> **Task objective**
Set down word for word the lines running from the line with "Convert this chart to matplotlib code." to the line with "plt.rcParams['font.family'] = ['Open", ends included. Skip every picture.

(Plotting code records)
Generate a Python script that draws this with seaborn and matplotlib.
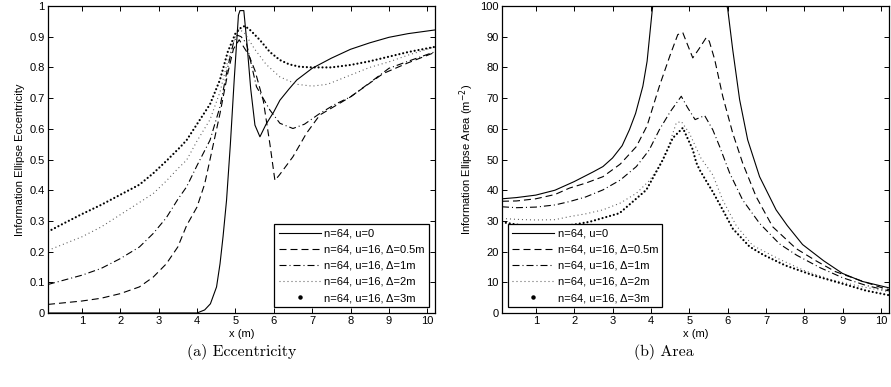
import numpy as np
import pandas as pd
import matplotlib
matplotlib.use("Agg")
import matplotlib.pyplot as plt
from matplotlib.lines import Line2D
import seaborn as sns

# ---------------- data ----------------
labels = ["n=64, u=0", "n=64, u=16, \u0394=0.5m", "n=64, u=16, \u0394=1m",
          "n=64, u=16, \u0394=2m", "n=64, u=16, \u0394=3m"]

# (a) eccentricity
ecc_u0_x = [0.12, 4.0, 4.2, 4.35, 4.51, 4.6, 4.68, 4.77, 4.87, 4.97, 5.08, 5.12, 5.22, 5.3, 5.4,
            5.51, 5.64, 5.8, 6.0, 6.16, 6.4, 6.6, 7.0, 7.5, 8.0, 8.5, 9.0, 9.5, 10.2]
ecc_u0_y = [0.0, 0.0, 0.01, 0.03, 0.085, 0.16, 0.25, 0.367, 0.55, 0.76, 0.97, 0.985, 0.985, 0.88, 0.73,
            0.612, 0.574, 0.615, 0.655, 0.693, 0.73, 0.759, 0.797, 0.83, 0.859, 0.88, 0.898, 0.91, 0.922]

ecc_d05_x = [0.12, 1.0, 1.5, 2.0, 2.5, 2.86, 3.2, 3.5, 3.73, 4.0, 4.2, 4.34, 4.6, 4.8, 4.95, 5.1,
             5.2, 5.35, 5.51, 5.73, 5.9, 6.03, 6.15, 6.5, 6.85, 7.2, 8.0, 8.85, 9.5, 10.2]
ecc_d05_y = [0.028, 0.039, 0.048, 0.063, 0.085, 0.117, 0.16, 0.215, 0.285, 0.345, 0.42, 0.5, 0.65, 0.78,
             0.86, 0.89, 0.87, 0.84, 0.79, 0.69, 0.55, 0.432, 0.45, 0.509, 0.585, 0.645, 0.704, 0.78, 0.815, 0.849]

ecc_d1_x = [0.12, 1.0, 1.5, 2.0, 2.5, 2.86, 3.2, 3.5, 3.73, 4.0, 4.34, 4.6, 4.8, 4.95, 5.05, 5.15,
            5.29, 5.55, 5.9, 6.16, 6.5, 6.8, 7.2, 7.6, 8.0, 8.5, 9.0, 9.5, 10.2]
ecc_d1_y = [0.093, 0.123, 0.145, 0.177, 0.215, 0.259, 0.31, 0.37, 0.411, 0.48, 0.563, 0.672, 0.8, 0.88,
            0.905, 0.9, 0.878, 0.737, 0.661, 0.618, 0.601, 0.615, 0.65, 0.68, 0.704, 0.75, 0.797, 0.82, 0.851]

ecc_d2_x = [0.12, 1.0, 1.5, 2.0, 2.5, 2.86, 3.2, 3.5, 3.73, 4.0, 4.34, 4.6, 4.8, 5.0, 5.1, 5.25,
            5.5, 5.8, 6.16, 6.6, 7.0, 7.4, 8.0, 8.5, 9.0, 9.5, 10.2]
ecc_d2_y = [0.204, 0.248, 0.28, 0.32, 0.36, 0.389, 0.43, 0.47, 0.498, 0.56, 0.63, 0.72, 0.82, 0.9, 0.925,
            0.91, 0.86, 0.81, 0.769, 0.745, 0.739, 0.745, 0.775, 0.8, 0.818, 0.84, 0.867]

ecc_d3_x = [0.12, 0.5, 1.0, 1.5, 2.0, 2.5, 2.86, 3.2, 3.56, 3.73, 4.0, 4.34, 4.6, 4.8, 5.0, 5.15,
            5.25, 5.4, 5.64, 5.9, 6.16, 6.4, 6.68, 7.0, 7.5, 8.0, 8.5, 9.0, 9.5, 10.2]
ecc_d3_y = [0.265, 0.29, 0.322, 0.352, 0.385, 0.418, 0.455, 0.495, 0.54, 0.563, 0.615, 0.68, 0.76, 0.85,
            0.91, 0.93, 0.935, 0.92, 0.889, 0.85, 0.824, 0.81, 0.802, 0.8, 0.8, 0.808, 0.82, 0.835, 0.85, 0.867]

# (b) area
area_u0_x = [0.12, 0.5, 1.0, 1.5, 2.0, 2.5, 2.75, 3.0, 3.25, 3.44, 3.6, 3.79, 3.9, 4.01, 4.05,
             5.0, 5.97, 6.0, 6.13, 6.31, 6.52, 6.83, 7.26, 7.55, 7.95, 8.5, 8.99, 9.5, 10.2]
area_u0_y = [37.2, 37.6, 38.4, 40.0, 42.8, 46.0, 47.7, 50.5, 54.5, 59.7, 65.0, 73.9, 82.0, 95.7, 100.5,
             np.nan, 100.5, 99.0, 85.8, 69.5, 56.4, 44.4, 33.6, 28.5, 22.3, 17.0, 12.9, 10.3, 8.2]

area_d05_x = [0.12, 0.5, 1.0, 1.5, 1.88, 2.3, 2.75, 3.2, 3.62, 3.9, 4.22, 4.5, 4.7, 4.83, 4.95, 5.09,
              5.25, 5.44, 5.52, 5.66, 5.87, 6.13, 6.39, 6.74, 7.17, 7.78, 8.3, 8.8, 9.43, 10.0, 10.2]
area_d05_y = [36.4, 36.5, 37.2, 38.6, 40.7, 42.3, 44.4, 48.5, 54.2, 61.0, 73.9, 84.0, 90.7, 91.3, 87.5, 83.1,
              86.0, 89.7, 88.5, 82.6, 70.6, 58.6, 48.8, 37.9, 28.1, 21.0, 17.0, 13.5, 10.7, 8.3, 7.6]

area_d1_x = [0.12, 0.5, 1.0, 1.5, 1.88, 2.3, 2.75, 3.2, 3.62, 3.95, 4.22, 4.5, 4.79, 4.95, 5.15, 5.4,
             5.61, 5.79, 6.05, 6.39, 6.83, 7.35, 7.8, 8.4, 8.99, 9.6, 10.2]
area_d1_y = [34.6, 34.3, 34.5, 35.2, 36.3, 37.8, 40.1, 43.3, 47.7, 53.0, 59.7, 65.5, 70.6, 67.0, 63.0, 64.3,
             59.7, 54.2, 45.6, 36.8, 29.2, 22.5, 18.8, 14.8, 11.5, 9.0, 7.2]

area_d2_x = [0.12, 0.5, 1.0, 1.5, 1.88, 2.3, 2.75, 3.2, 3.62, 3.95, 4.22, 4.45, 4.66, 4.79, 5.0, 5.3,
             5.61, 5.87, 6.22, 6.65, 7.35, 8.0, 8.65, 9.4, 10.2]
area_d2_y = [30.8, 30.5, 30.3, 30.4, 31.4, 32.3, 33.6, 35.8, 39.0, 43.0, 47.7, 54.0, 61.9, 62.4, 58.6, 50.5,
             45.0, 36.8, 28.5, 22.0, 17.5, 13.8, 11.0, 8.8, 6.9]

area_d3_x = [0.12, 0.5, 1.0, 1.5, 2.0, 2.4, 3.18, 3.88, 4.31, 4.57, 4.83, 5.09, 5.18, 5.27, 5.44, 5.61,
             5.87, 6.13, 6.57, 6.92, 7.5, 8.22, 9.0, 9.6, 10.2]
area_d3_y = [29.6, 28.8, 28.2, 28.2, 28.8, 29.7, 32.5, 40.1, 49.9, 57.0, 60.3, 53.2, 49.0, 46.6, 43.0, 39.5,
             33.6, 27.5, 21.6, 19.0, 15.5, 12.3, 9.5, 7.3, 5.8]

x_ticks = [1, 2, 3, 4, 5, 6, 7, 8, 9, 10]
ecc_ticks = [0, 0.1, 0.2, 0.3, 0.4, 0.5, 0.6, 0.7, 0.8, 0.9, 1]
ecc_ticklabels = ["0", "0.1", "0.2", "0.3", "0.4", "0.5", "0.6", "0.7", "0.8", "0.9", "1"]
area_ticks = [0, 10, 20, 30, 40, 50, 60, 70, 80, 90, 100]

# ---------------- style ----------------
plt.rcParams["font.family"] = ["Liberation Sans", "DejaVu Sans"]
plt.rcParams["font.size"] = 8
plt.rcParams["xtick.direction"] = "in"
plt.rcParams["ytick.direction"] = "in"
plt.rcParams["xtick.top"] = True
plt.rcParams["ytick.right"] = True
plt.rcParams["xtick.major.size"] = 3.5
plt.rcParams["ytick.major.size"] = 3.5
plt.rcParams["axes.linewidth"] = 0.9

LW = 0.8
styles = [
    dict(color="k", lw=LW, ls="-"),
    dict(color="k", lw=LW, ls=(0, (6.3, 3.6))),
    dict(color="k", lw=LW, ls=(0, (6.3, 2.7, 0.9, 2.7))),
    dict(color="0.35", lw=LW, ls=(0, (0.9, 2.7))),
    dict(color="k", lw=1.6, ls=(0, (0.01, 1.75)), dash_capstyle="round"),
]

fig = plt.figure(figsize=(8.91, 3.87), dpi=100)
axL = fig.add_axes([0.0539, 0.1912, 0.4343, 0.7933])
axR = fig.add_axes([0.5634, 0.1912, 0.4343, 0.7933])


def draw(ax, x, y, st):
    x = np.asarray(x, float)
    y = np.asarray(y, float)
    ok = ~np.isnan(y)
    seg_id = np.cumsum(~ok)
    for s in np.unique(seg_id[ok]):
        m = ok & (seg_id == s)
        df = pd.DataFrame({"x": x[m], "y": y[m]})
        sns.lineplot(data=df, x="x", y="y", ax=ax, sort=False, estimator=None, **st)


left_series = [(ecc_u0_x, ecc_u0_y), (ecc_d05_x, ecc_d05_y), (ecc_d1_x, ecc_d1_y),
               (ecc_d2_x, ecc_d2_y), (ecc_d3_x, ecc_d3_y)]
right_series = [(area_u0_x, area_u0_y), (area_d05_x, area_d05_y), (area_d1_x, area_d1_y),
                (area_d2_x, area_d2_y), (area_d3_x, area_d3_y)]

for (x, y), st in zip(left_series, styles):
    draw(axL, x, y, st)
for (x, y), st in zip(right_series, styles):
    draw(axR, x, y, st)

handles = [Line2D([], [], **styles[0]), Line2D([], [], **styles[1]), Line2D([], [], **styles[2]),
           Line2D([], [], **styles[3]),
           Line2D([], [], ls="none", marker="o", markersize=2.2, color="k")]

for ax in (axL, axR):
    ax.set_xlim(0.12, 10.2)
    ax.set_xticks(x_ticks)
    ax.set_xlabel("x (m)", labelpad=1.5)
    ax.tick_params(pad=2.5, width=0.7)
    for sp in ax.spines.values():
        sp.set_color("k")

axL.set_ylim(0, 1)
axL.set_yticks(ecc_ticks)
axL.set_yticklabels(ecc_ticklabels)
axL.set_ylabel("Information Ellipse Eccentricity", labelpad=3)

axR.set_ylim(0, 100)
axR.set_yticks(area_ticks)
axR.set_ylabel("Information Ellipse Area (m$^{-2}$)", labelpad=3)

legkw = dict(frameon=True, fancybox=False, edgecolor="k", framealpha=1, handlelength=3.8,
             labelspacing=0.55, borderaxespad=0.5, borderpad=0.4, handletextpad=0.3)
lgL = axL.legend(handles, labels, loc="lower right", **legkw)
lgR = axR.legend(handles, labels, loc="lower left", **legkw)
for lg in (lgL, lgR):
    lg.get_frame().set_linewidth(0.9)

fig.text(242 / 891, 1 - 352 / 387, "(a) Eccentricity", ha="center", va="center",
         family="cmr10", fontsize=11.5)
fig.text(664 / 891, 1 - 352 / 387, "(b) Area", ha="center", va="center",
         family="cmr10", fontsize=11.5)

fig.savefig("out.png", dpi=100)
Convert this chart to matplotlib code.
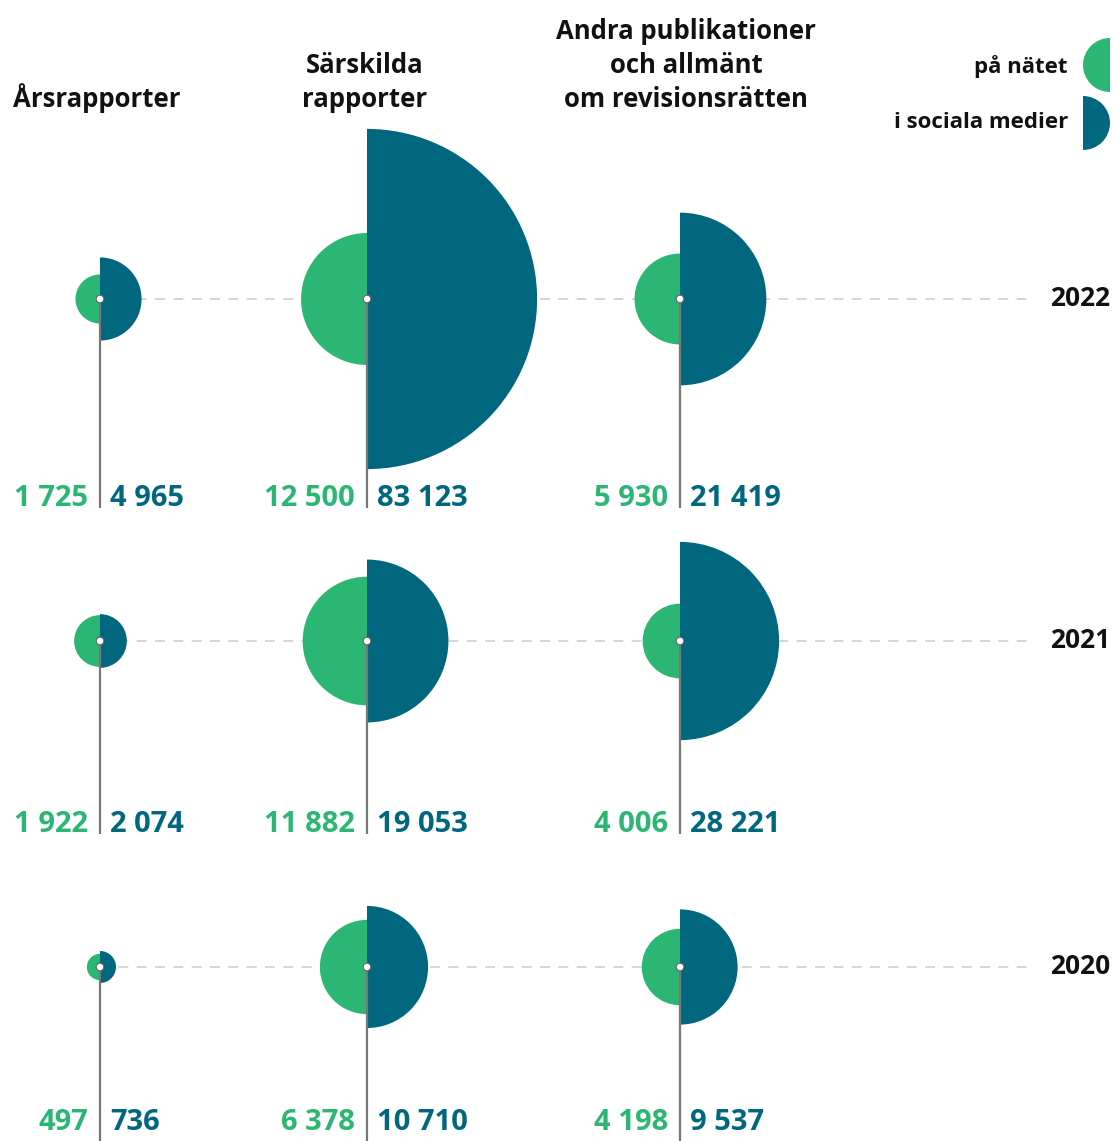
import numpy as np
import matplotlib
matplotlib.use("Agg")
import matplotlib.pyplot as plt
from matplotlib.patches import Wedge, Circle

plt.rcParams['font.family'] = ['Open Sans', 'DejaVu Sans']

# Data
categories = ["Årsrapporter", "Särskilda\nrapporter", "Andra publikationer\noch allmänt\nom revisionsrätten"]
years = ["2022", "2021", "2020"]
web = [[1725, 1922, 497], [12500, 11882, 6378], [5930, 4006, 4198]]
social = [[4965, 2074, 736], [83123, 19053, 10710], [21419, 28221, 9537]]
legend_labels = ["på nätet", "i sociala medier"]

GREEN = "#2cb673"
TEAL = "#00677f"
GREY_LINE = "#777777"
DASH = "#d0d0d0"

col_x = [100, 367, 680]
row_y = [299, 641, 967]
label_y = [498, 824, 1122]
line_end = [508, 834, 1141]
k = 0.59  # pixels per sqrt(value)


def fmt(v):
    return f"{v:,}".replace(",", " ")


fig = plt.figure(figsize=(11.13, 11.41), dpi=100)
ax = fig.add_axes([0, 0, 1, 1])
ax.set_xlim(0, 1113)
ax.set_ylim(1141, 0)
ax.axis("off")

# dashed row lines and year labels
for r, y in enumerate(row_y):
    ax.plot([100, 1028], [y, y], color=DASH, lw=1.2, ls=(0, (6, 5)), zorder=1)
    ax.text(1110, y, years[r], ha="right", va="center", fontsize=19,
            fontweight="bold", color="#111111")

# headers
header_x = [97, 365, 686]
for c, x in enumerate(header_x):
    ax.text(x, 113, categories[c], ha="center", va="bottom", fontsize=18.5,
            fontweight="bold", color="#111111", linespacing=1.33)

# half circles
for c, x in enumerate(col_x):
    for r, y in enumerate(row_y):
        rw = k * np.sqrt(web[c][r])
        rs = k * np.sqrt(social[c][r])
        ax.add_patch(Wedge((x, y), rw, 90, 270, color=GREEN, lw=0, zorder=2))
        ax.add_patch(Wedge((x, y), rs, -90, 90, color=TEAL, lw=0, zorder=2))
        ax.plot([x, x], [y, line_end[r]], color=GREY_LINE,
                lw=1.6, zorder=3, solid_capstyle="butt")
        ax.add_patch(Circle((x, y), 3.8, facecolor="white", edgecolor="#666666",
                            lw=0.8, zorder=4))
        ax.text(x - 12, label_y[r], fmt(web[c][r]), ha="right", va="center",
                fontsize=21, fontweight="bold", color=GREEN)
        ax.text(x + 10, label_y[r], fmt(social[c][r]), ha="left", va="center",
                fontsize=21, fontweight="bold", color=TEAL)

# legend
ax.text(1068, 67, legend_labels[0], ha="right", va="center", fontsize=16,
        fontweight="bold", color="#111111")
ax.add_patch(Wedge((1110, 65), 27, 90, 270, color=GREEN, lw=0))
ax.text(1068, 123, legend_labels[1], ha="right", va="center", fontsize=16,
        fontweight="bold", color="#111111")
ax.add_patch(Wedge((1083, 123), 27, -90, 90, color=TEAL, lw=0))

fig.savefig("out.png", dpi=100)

> **Exercise response**
Convert this chart to matplotlib code.
import numpy as np
import matplotlib
matplotlib.use("Agg")
import matplotlib.pyplot as plt
from matplotlib.patches import Wedge, Circle

plt.rcParams['font.family'] = ['Open Sans', 'DejaVu Sans']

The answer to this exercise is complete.